Ich schenk dir einen Stern

Lotte Maria Kaml

von Lotte Maria Kaml

Story

Der Duft von Weihrauch steigt in meine Nase. Musik im Radio: „Von guten Mächten wunderbar geborgen, erwarten wir getrost was kommen mag…“ Siegfried Fietz begleitet mich bei den Weihnachts-Vorbereitungen. Bald ist es wieder so weit, der Heilige Abend naht mit schnellen Schritten. Schon zum zweiten Mal ist alles anders. Kein gemeinsames Kekse-Backen, keine strahlenden Kinder-Augen beim Besuch eines Weihnachtsmarktes. Traurigkeit schleicht sich in mein Herz.

Dann denke ich an meinen Vater. Er hat mir von einem Weihnachten erzählt, das er nie vergessen hat. Es war Krieg, er lag im Schützengraben an der Front. In Russland war es eisig kalt, viele seiner Kameraden hatten erfrorene Zehen und Finger. Die Nacht brach an, es klarte auf. Es war so hell, dass man die Geschütze des Feindes sehen konnte.

Es war totenstill. Mein Vater sah hinauf zum Himmelszelt. Er sah die blitzenden Sterne über sich. In seinem Herzen die Ungewissheit. Wie ging es der Familie daheim, lebten seine Lieben überhaupt noch? Es gab keine Möglichkeit, ihnen zu schreiben. Und es war Weihnachten. Da beschloss er, seine Deckung zu verlassen. Drei Kameraden begleiteten ihn. Sie stellten sich auf das freie Feld und begannen zu singen. „Stille Nacht, heilige Nacht…“ Dann begann etwas zu blinken. Dutzende Lampen zeigten in ihre Richtung. Die russischen Soldaten summten und sangen mit ihnen gemeinsam dieses Lied. Der Wind trug es weit übers Land.

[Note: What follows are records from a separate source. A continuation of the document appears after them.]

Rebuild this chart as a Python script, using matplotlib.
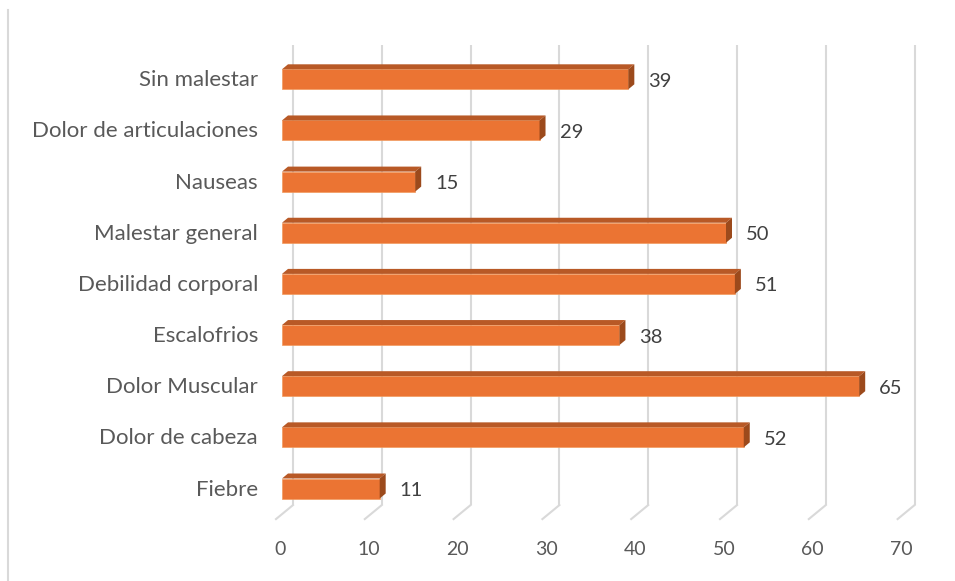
import matplotlib
matplotlib.use("Agg")
import matplotlib.pyplot as plt
from matplotlib.patches import Polygon
from matplotlib.lines import Line2D

plt.rcParams['font.family'] = ['Lato', 'DejaVu Sans']

# Datos
categorias = ["Fiebre", "Dolor de cabeza", "Dolor Muscular", "Escalofrios",
              "Debilidad corporal", "Malestar general", "Nauseas",
              "Dolor de articulaciones", "Sin malestar"]
valores = [11, 52, 65, 38, 51, 50, 15, 29, 39]
ticks = [0, 10, 20, 30, 40, 50, 60, 70]

naranja = "#EB7433"
naranja_sup = "#B85926"
naranja_lado = "#9C4A1C"
gris_rejilla = "#D9D9D9"
gris_texto = "#404040"
gris_ejes = "#595959"

W, H = 955, 581
fig = plt.figure(figsize=(W / 100, H / 100), dpi=100)

# plano de las barras en pixeles
x_ini, x_fin = 282.0, 903.6
paso = 51.15
y_primera = 488.5
ax = fig.add_axes([x_ini / W, (H - (y_primera + paso / 2)) / H,
                   (x_fin - x_ini) / W, 9 * paso / H])
ax.set_xlim(0, 70)
ax.set_ylim(-0.5, 8.5)
ax.axis("off")

sx = (x_fin - x_ini) / 70.0
def px_x(p):
    return p / sx
def px_y(p):
    return p / paso

# profundidad 3D
prof_x, prof_y = px_x(6), px_y(5)
fondo_x, fondo_y = px_x(11), px_y(9)
frente_x, frente_y = px_x(6), px_y(5)

# rejilla: pared del fondo y piso inclinado
for t in ticks:
    ax.plot([t + fondo_x, t + fondo_x], [-0.5 + fondo_y, 8.5 + fondo_y],
            color=gris_rejilla, lw=1.5, clip_on=False, zorder=1,
            solid_capstyle="butt")
    ax.plot([t + fondo_x, t - frente_x], [-0.5 + fondo_y, -0.5 - frente_y],
            color=gris_rejilla, lw=1.5, clip_on=False, zorder=1)
    ax.text(t - px_x(2), -0.5 - px_y(35), str(t), ha="center", va="center",
            fontsize=14, color=gris_ejes)

alto = 20 / paso
ys = list(range(len(categorias)))
ax.barh(ys, valores, height=alto, color=naranja, edgecolor="#F29A5E",
        linewidth=0.5, zorder=3, clip_on=False)

for y, v, nombre in zip(ys, valores, categorias):
    arriba = y + alto / 2
    abajo = y - alto / 2
    sup = Polygon([(0, arriba), (v, arriba), (v + prof_x, arriba + prof_y),
                   (prof_x, arriba + prof_y)], closed=True,
                  facecolor=naranja_sup, edgecolor="none", zorder=3, clip_on=False)
    lado = Polygon([(v, abajo), (v, arriba), (v + prof_x, arriba + prof_y),
                    (v + prof_x, abajo + prof_y)], closed=True,
                   facecolor=naranja_lado, edgecolor="none", zorder=3, clip_on=False)
    ax.add_patch(sup)
    ax.add_patch(lado)
    ax.text(v + px_x(20), y - px_y(2), str(v), ha="left", va="center",
            fontsize=14.5, color=gris_texto, zorder=4)
    ax.text(-px_x(24), y - px_y(1), nombre, ha="right", va="center",
            fontsize=16, color=gris_ejes)

# borde izquierdo del area del grafico
fig.add_artist(Line2D([8 / W, 8 / W], [0, 1 - 10 / H], color=gris_rejilla, lw=1.5))

fig.savefig("out.png", dpi=100, facecolor="white")
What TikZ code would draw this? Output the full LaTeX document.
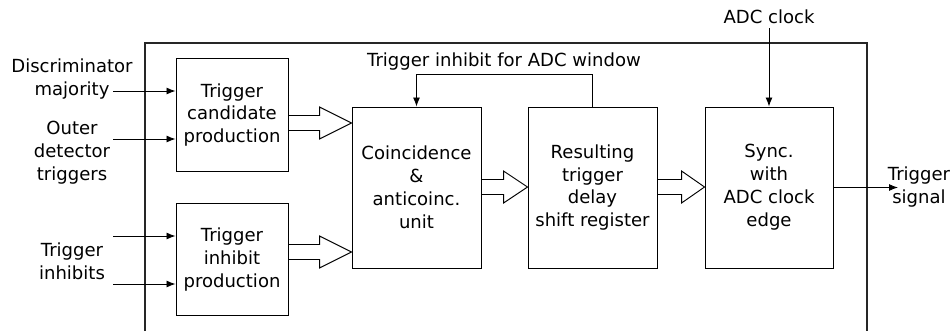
\documentclass[tikz,border=0pt]{standalone}
\usepackage{fontspec}
\setmainfont{DejaVu Sans}
\usepackage{tikz}
\usetikzlibrary{arrows.meta,calc,positioning}

% hollow bus arrow: tail, tip, head length
\newcommand{\fatarrow}[3]{%
  \draw ($(#1)+(0,-7.5)$) -- ($(#2)+(-#3,-7.5)$) -- ($(#2)+(-#3,-16)$) -- (#2)
    -- ($(#2)+(-#3,16)$) -- ($(#2)+(-#3,7.5)$) -- ($(#1)+(0,7.5)$);}

\begin{document}
\begin{tikzpicture}[x=0.03cm,y=-0.03cm,line width=0.8pt,
  font=\fontsize{15.4}{19.6}\selectfont,
  box/.style={draw,align=center,inner sep=0pt},
  small/.style={box,minimum width=3.36cm,minimum height=3.37cm},
  big/.style={box,minimum width=3.87cm,minimum height=4.83cm},
  sig/.style={-{Latex[length=0.27cm,width=0.21cm]}}]
\useasboundingbox (0,0) rectangle (952,331);

% frame of the board, open at the bottom
\draw[line width=0.9pt,black!85] (145,331) |- (867,43) -- (867,331);

\node[small] (A) at (232,115) {Trigger\\candidate\\production};
\node[small] (B) at (232,259.5) {Trigger\\inhibit\\production};
\node[big] (C) at (416.5,187.5) {Coincidence\\\&\\anticoinc.\\unit};
\node[big] (D) at (592.5,187.5) {Resulting\\trigger\\delay\\shift register};
\node[box,minimum width=3.84cm,minimum height=4.83cm] (E) at (769,187.5) {Sync.\\with\\ADC clock\\edge};

% inputs
\node[align=center] (disc) at (72,79) {Discriminator\\majority};
\node[align=center] (outer) at (72,153) {Outer\\detector\\triggers};
\node[align=center] (inh) at (72,261.5) {Trigger\\inhibits};
\coordinate (in1) at (113,91);
\coordinate (in2) at (113,139);
\coordinate (in3) at (113,236);
\coordinate (in4) at (113,284);
\draw[sig] (in1) -- (in1 -| A.west);
\draw[sig] (in2) -- (in2 -| A.west);
\draw[sig] (in3) -- (in3 -| B.west);
\draw[sig] (in4) -- (in4 -| B.west);

% bus arrows
\coordinate (t1) at (C.west |- 0,123);
\coordinate (s1) at (A.east |- t1);
\coordinate (t2) at (C.west |- 0,252);
\coordinate (s2) at (B.east |- t2);
\coordinate (t3) at (D.west |- 0,187);
\coordinate (s3) at (C.east |- t3);
\coordinate (t4) at (E.west |- 0,187);
\coordinate (s4) at (D.east |- t4);
\fatarrow{s1}{t1}{32}
\fatarrow{s2}{t2}{32}
\fatarrow{s3}{t3}{24}
\fatarrow{s4}{t4}{23}

% feedback
\node (fb) at (504,62) {Trigger inhibit for ADC window};
\draw[sig] (D.north) -- ++(0,-32) -| (C.north);

% clock and output
\node (clk) at (769,17) {ADC clock};
\draw[sig] (clk) -- (E.north);
\coordinate (out) at (898,187.5);
\draw[sig] (E.east) -- (out);
\node[align=center] (sig) at (919,187) {Trigger\\signal};
\end{tikzpicture}
\end{document}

In dieser Nacht fiel kein einziger Schuss. Am Morgen war das Feld verlassen. Im Schnee lagen, in Zeitungspapier gewickelt, zwei Wecken Schwarzbrot, geräucherte Würste und zwei Flaschen Wodka. Die Soldaten waren so aus gehungert, dass sie das Brot noch in halb gefrorenem Zustand aßen. Auch so kann Weihnachten sein.

Wir sollten aufhören, uns ständig zu beschweren, zu kritisieren. Nur, weil auch unsere Generation eine schwierige Zeit zu bewältigen hat. Seien wir dankbar dafür, dass es uns so gut geht. Für den Frieden in unserem Land, ein funktionierendes Gesundheits-System, für die Hilfe, die jeder von uns bekommt, wenn er sie braucht. Für die warme Stube, dass wir mehr als genug zu essen haben, für den Fortschritt in Medizin und Technik. Für all die Menschen, die ihr Bestes geben, damit wir gut durch diese Pandemie kommen. Für alles, was wir haben.

Machen wir uns bewusst, wie privilegiert wir sind. Wir müssen nicht nach teuren Geschenken suchen und in Hektik verfallen. Lernen wir wieder, zu teilen. Nicht nur Geld, auch Rücksicht und Verständnis für andere sind teilbar. Frieden und Gesundheit. Das ist alles, was zählt. Schau hinaus. In die Nacht, hoch zum Himmelszelt. Auch wenn wir nicht zusammen sein können, ich weiß, wo du bist. Dass es dir gut geht. Dass wir vertrauen können. So wie mein Vater damals, in dieser Heiligen Nacht.

Und darum möchte ich ihn dir heute schenken: Den Stern, der den Weg in mein Herz gefunden hat: Diesen Stern, der schon seit Tausenden von Jahren für uns leuchtet. Den Stern der Hoffnung und der Zuversicht.